**DIRECTIONS:** Retype the opening lines of the listing below, ending with the line that contains "from matplotlib.lines import Line2D", and leave out any pictures.
--- START ---
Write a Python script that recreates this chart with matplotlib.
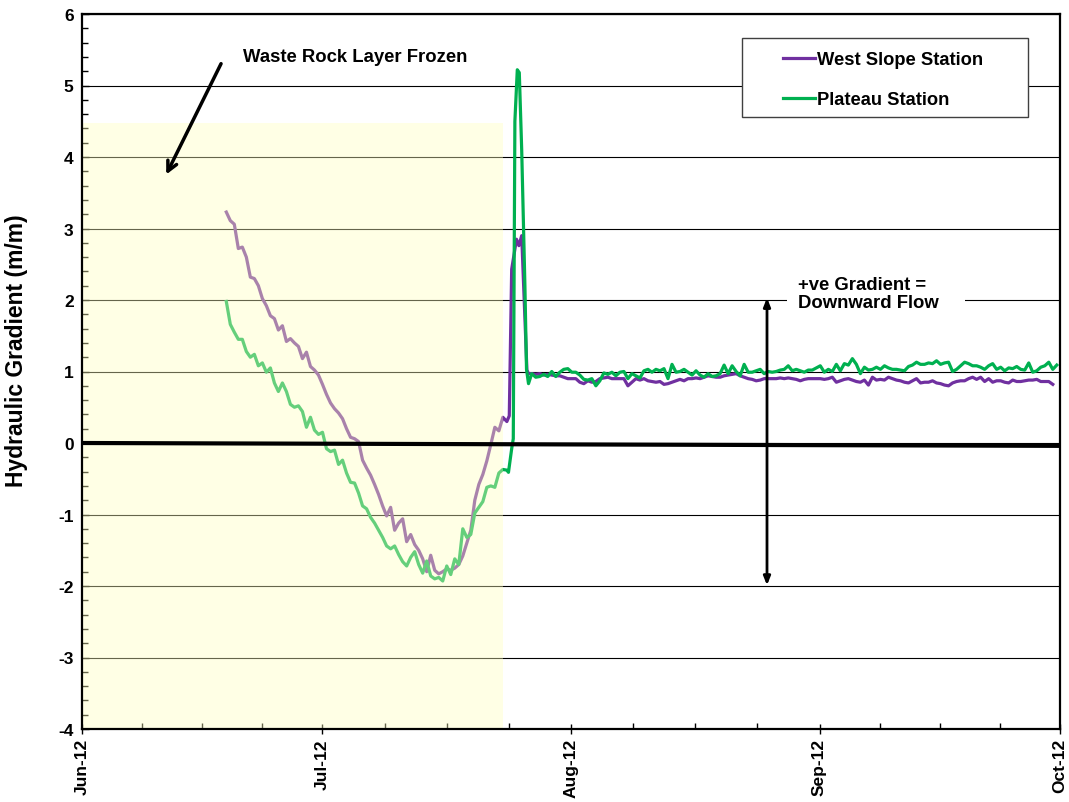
import datetime as dt
import numpy as np
import matplotlib
matplotlib.use("Agg")
import matplotlib.pyplot as plt
import matplotlib.dates as mdates
from matplotlib.patches import Rectangle
from matplotlib.lines import Line2D

plt.rcParams['font.family'] = ['Liberation Sans', 'DejaVu Sans']
plt.rcParams['font.weight'] = 'bold'
plt.rcParams['axes.unicode_minus'] = False

# days counted from 1 Jun 2012, readings every half day
start = dt.datetime(2012, 6, 1)
early_start = 18.0
late_start = 56.1
step = 0.5

# West Slope Station
west_early = [3.23, 3.11, 3.06, 2.72, 2.74, 2.60, 2.32, 2.30, 2.20, 2.02, 1.92, 1.78, 1.74, 1.58, 1.64,
              1.42, 1.46, 1.40, 1.35, 1.18, 1.27, 1.07, 1.02, 0.95, 0.82, 0.68, 0.56, 0.48, 0.42, 0.34,
              0.20, 0.08, 0.06, 0.02, -0.24, -0.35, -0.45, -0.58, -0.72, -0.88, -1.02, -0.90, -1.22,
              -1.12, -1.06, -1.38, -1.28, -1.42, -1.50, -1.62, -1.80, -1.57, -1.78, -1.83, -1.80, -1.76,
              -1.78, -1.75, -1.70, -1.58, -1.40, -1.22, -0.80, -0.58, -0.44, -0.25, -0.02, 0.22, 0.17,
              0.36, 0.30]
west_spike_day = [53.3, 53.6, 54.2, 54.5, 54.85, 55.5, 55.7]
west_spike = [0.38, 2.43, 2.85, 2.76, 2.90, 1.02, 0.97]
west_late = [0.97, 0.96, 0.97, 0.95, 0.96, 0.95, 0.94,
             0.94, 0.92, 0.90, 0.90, 0.90, 0.85, 0.83, 0.87, 0.85, 0.86, 0.90, 0.91, 0.92, 0.90, 0.90,
             0.90, 0.90, 0.80, 0.85, 0.90, 0.88, 0.90, 0.87, 0.86, 0.85, 0.86, 0.82, 0.83, 0.85, 0.87,
             0.89, 0.87, 0.90, 0.90, 0.91, 0.90, 0.92, 0.94, 0.93, 0.92, 0.92, 0.94, 0.95, 0.96, 0.97,
             0.94, 0.92, 0.90, 0.89, 0.87, 0.88, 0.90, 0.90, 0.90, 0.90, 0.91, 0.90, 0.91, 0.90, 0.89,
             0.87, 0.89, 0.90, 0.90, 0.90, 0.90, 0.89, 0.90, 0.92, 0.85, 0.87, 0.89, 0.90, 0.88, 0.86,
             0.85, 0.88, 0.81, 0.92, 0.88, 0.89, 0.88, 0.92, 0.90, 0.88, 0.87, 0.85, 0.84, 0.87, 0.90,
             0.84, 0.85, 0.85, 0.87, 0.84, 0.83, 0.81, 0.80, 0.84, 0.86, 0.87, 0.87, 0.90, 0.92, 0.89,
             0.92, 0.86, 0.90, 0.85, 0.87, 0.87, 0.85, 0.84, 0.88, 0.86, 0.86, 0.87, 0.88, 0.88, 0.89,
             0.86, 0.86, 0.86, 0.82]

# Plateau Station
plat_early = [1.98, 1.66, 1.55, 1.45, 1.45, 1.28, 1.20, 1.24, 1.08, 1.12, 0.99, 1.05, 0.84, 0.72, 0.84,
              0.72, 0.54, 0.50, 0.52, 0.44, 0.22, 0.36, 0.18, 0.12, 0.15, -0.08, -0.12, -0.10, -0.30,
              -0.24, -0.42, -0.55, -0.56, -0.70, -0.88, -0.92, -1.04, -1.12, -1.22, -1.32, -1.44, -1.48,
              -1.44, -1.56, -1.66, -1.72, -1.60, -1.52, -1.70, -1.82, -1.65, -1.86, -1.90, -1.88, -1.93,
              -1.72, -1.84, -1.62, -1.70, -1.20, -1.32, -1.28, -0.98, -0.90, -0.82, -0.62, -0.60, -0.62,
              -0.42, -0.37, -0.38]
plat_spike_day = [53.2, 53.6, 53.8, 54.0, 54.3, 54.55, 54.85, 55.25, 55.45, 55.7]
plat_spike = [-0.41, -0.08, 0.06, 4.50, 5.22, 5.18, 4.10, 2.20, 1.03, 0.83]
plat_late = [0.97, 0.92, 0.93, 0.96, 0.93, 1.00, 0.93,
             0.99, 1.03, 1.04, 0.99, 0.99, 0.95, 0.89, 0.88, 0.90, 0.80, 0.87, 0.98, 0.96, 0.99, 0.94,
             0.99, 1.00, 0.90, 0.97, 0.94, 0.91, 1.01, 1.03, 0.99, 1.03, 1.01, 1.04, 0.90, 1.10, 0.99,
             1.00, 1.03, 0.99, 0.95, 1.01, 0.95, 0.92, 0.97, 0.93, 0.94, 0.97, 1.09, 0.97, 1.08, 1.00,
             0.94, 1.10, 0.99, 0.99, 1.01, 1.03, 0.97, 1.00, 0.99, 1.00, 1.02, 1.03, 1.08, 1.01, 1.03,
             1.01, 0.99, 1.02, 1.02, 1.05, 1.08, 0.99, 1.03, 1.00, 1.10, 1.01, 1.11, 1.09, 1.18, 1.10,
             0.97, 1.06, 1.02, 1.03, 1.06, 1.03, 1.08, 1.05, 1.03, 1.03, 1.02, 1.01, 1.07, 1.09, 1.13,
             1.10, 1.10, 1.12, 1.11, 1.15, 1.10, 1.12, 1.13, 1.00, 1.03, 1.08, 1.13, 1.11, 1.08, 1.08,
             1.06, 1.03, 1.08, 1.11, 1.03, 1.06, 1.01, 1.05, 1.04, 1.07, 1.03, 1.02, 1.12, 0.99, 1.01,
             1.06, 1.08, 1.13, 1.03, 1.09]

frozen_end = 52.5
frozen_top = 4.47
series_names = ['West Slope Station', 'Plateau Station']
purple = '#7030A0'
green = '#00B050'


def build(early, spike_day, spike, late):
    d = np.concatenate([early_start + step * np.arange(len(early)), spike_day,
                        late_start + step * np.arange(len(late))])
    v = np.concatenate([early, spike, late])
    return mdates.date2num(start) + d, v


t0 = mdates.date2num(start)
fig = plt.figure(figsize=(10.69, 8.03), dpi=100)
ax = fig.add_axes([82 / 1069, 73 / 803, 978 / 1069, 715 / 803])

wx, wy = build(west_early, west_spike_day, west_spike, west_late)
px, py = build(plat_early, plat_spike_day, plat_spike, plat_late)
ax.plot(wx, wy, color=purple, lw=2.3, zorder=3)
ax.plot(px, py, color=green, lw=2.3, zorder=3)

# frozen period shading (semi transparent, on top of the lines)
ax.add_patch(Rectangle((t0, -4), frozen_end, frozen_top + 4, facecolor='#FFFFBE',
                       edgecolor='none', alpha=0.4, zorder=4))

ax.plot([t0, t0 + 122], [0, -0.04], color='black', lw=3, zorder=5, solid_capstyle='butt')

ax.set_xlim(t0, mdates.date2num(dt.datetime(2012, 10, 1)))
ax.set_ylim(-4, 6)
ax.set_yticks(range(-4, 7))
ax.yaxis.set_minor_locator(matplotlib.ticker.MultipleLocator(0.2))
months = [dt.datetime(2012, m, 1) for m in range(6, 11)]
ax.set_xticks(mdates.date2num(months))
minor = []
for a, b in zip(months[:-1], months[1:]):
    ma, mb = mdates.date2num(a), mdates.date2num(b)
    minor += [ma + (mb - ma) * k / 4 for k in (1, 2, 3)]
ax.set_xticks(minor, minor=True)
ax.xaxis.set_major_formatter(mdates.DateFormatter('%b-%y'))
ax.grid(axis='y', which='major', color='black', lw=0.8, zorder=1)
ax.set_axisbelow(True)

ax.tick_params(axis='x', which='major', direction='inout', length=7, width=1, labelsize=12.5,
               labelrotation=90, pad=3)
ax.tick_params(axis='x', which='minor', direction='in', length=4, width=1)
ax.tick_params(axis='y', which='major', direction='in', length=5, width=1, labelsize=12.5, pad=6)
ax.tick_params(axis='y', which='minor', direction='in', length=4, width=1)
for lab in ax.get_xticklabels() + ax.get_yticklabels():
    lab.set_fontweight('bold')
for s in ax.spines.values():
    s.set_linewidth(1.6)
    s.set_zorder(6)

ax.set_ylabel('Hydraulic Gradient (m/m)', fontsize=16.5, fontweight='bold')
ax.yaxis.set_label_coords(-0.055, 0.53)

# legend box
ax.add_patch(Rectangle((0.675, 0.856), 0.292, 0.11, transform=ax.transAxes, facecolor='white',
                       edgecolor='#404040', lw=1.0, zorder=7))
handles = [Line2D([], [], color=purple, lw=2.3), Line2D([], [], color=green, lw=2.3)]
leg = ax.legend(handles, series_names, loc='upper left', bbox_to_anchor=(0.717, 0.948),
                frameon=False, borderpad=0, borderaxespad=0, handlelength=1.75,
                handletextpad=0.1, labelspacing=1.26, prop={'size': 13.2, 'weight': 'bold'})
leg.set_zorder(8)

ax.annotate('', xy=(t0 + 10.35, 3.72), xytext=(t0 + 17.5, 5.34),
            arrowprops=dict(arrowstyle='->,head_length=0.7,head_width=0.35', lw=2.5, color='black'),
            zorder=8)
ax.text(t0 + 20.1, 5.41, 'Waste Rock Layer Frozen', fontsize=13.3, fontweight='bold',
        ha='left', va='center', zorder=8)

ax.annotate('', xy=(t0 + 85.45, 2.03), xytext=(t0 + 85.45, -1.99),
            arrowprops=dict(arrowstyle='<|-|>,head_length=0.5,head_width=0.2', lw=2, color='black',
                            shrinkA=0, shrinkB=0), zorder=8)
# white gap in the gridline behind the note
ax.add_patch(Rectangle((t0 + 87.95, 1.9), 22.2, 0.2, facecolor='white', edgecolor='none', zorder=2))
ax.text(t0 + 89.3, 2.09, '+ve Gradient =\nDownward Flow', fontsize=13.3, fontweight='bold',
        ha='left', va='center', linespacing=1.05, zorder=8)

fig.savefig('out.png', dpi=100)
--- END ---
**RESPONSE TO THIS EXERCISE:**
Write a Python script that recreates this chart with matplotlib.
import datetime as dt
import numpy as np
import matplotlib
matplotlib.use("Agg")
import matplotlib.pyplot as plt
import matplotlib.dates as mdates
from matplotlib.patches import Rectangle
from matplotlib.lines import Line2D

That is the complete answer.